Opponents of Alexandria's planned waterfront redevelopment vow to keep fighting as the City Council tries a do-over of last year's controversial vote.

Their outcry stems from an announcement that city officials will vote a second time on the waterfront plan, first passed last year, to appease naysayers who have stalled the project with lawsuits since its inception.

But Andrew Macdonald, a leader of Citizens for an Alternative Alexandria Waterfront Plan and former council member, said the idea was just a stunt for the city to gets its way and doesn't rectify his complaints.

"They've still not made a serious effort to work with the community and listen to their visions for the waterfront," Macdonald said. "This is clearly an attempt to get through what they feel should've been approved a long time ago."

Over the next few weeks, Macdonald said he will encourage community members to show up in force to make their concerns -- including building height, traffic and density -- known to lawmakers who have "thwarted the public process" since drafting the plan decades ago.

City officials thought the plan had finally come to fruition when the City Council voted 5-2 to pass it last January, but its opponents immediately cried foul, saying they had filed a protest petition that requires a supermajority, or six votes, for it to pass.

The disagreement led to a lawsuit, which is still tied up in court, and has delayed the city's plans to lure developers to build hotels, restaurants and green space along the Potomac.

But Alexandria officials want to resolve the lawsuit more quickly, and believe they can do so by ordering City Manager Rashad Young to rewrite part of the city's zoning law to better explain the criteria officials use when allowing redevelopment.

This will allow the plan to go back through the Planning Commission, and ultimately the council, where members will revote -- likely with a supermajority because new, pro-waterfront members have been elected -- to move the city's vision forward.

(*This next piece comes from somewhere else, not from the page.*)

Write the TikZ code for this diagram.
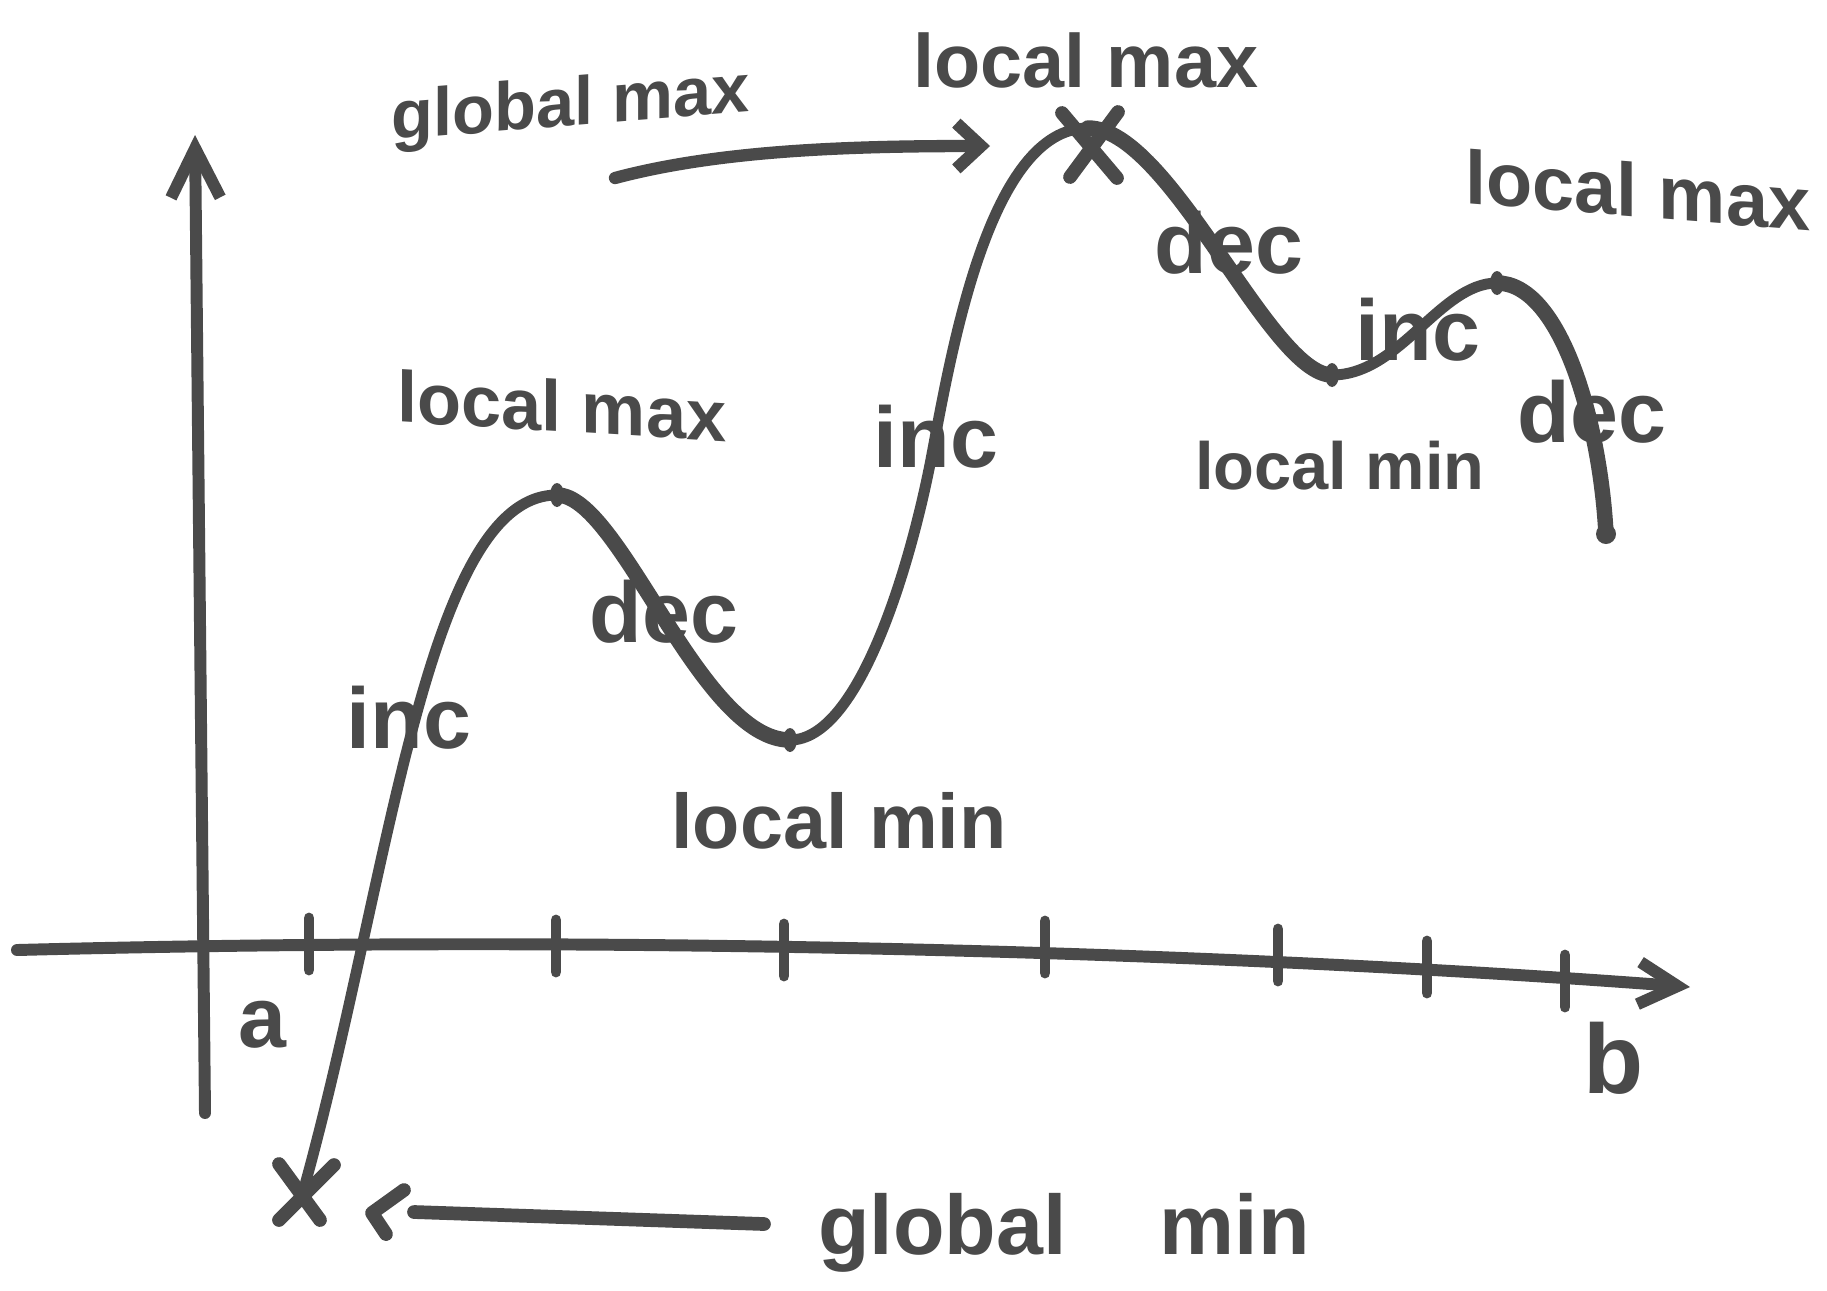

"There will always be folks who don't want anything done to the waterfront," Mayor Bill Euille said. "The reality of it all is it's time to act."

Bert Ely, an opponent of the project who is involved with the pending lawsuit, said he planned to assess the wording of plan, expected to be finalized later this month, before determining his next step.

The project is expected to go before the Planning Commission on March 5 and the City Council on March 16.